But that’s who he is. If the idea was to introduce Clinton to the nation last week, his acceptance speech was a true portrait. For 53 minutes, the three faces of Bill-person, politician and policy wonk–struggled for ascendancy, with varied results. Prolixity tranquilized passion. The policy wonk fared worst: even an orator of Mario Cuomo’s power -would have had trouble selling the Madison Square Garden Democrats on some of the ideas Clinton seems to be nibbling around, especially the whittling away of bureaucrats (100,000 fewer in four years was Clinton’s promise). The Democrats are the party of bureaucracy; public-sector-employee unions controlled about 25 percent of all delegates last week. They represent the bleeding heart of the Democratic Party, the special interest Clinton courted most assiduously through the primaries–and they sat on their hands for his best idea, the one that has generated ovations all year: a universal college-loan program that would allow students to pay off their education with two years of service (at a lower, nonunion wage) as teachers, social workers, cops and so on. The party of teachers and social workers is skeptical about such things.
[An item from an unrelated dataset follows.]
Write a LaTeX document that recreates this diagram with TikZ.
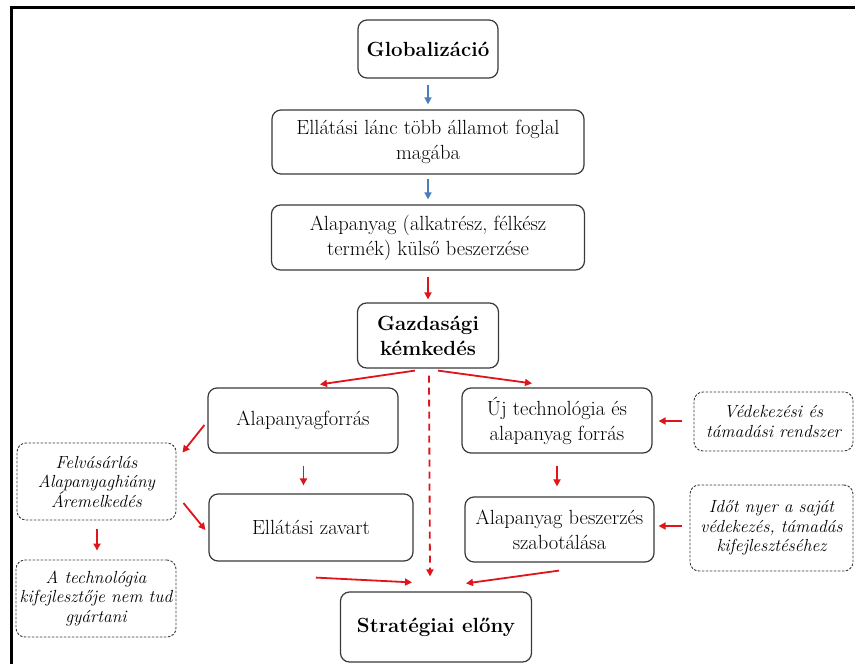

Indeed, most delegates probably disagree with their nominee on the “empowerment vs. entitlement” question. People who are “empowered” (another loathsome, but useful, word)-who manage their own housing projects, choose their own schools-have less need for bureaucracies to do it for them.

Clinton’s more important struggle was to pull his party away from social issues (abortion, gay rights) to the populist economic stuff that wins elections. All week long the easiest way to touch off an outburst in the hall was to mention Anita Hill. “These are the party activists,” Chairman Ron Brown admitted. “You talk about jobs and they’ll clap. You talk about choice and they’ll scream.” Clinton’s speech left them applauding rather than screaming; it may have played better in America than in the hall (although the candidate remains in serious need of an editor with a bullwhip).

Clinton the Pol fared much better. Indeed, he had a spectacular week, taming the party’s assorted spoilsports without much of a fuss. Jesse Jackson and Jerry Brown were denied network television time (Brown’s week long temper tantrum was perhaps the most overt case of sibling rivalry in American political history; his sister Kathleen, the California state treasurer, is now one of the Democrats’ brightest hopes). Cuomo, who started the week with one of his Mario Moments on “Meet the Press,” repeating seven times that Clinton would raise taxes, gave a splendid, unequivocal nominating speech. And Clinton’s own speech was politically adept, inoculating him against the Republicans’ probable lines of attack-family value’s and his record in Arkansas. He even led the Democrats in the Pledge of Allegiance. More important, the Clinton operation continued to show its toughness. When the execrable Sally Jessy Raphael turned up another woman who claimed to have had an affair with the governor, Clinton’s staff had a list of phone numbers ready-former spouses, employers, friends and neighbors who said the woman couldn’t be trusted. Perhaps the most memorable line of the week-and the one that summarized the political staff’s take-no-prisoners attitude-was Cajun Ninja Consultant James Carville’s reaction to a suggestion that the campaign “reach out” to Perot adviser Hamilton Jordan: “I wouldn’t piss down his throat if his heart was on fire.”

The Bill Clinton who reintroduced himself to the nation last week would never think such a thing, of course. And this was the key to his resurgence, more important than policy or polities: in a week when Ross Perot broke a million hearts without breaking a sweat and George Bush was gone fishing, Bill Clinton was there, solid, persistent, maybe even dependable. He was beginning to seem the very opposite of a philanderer–a dogged suitor, not too good on the sweet talk, but earnest, thoughtful, well intentioned. “He spoke a language women understand,” said Ann Lewis, a Democratic strategist. “He said he learned his courage and fighting spirit from his mother.” This is a different sort of strength from Ronald Reagan’s bargain-basement John Wayne or George Bush’s failed attempt at Gary Cooper (“I’m a quiet man. . .”). It is more subtle, a relentless equanimity: this is a man who talks covenants. The Republicans will seek to exploit the equivocation that Clinton uses to maintain that equanimity, and they will, no doubt, succeed in bringing the Democrats down some from last week’s high. The post-convention polling “bump” was too fat to be very credible. But it was not unwelcome. After a year spent digging himself out of a hole, Clinton may well enjoy the exhilaration and risks that come with operating at higher altitudes.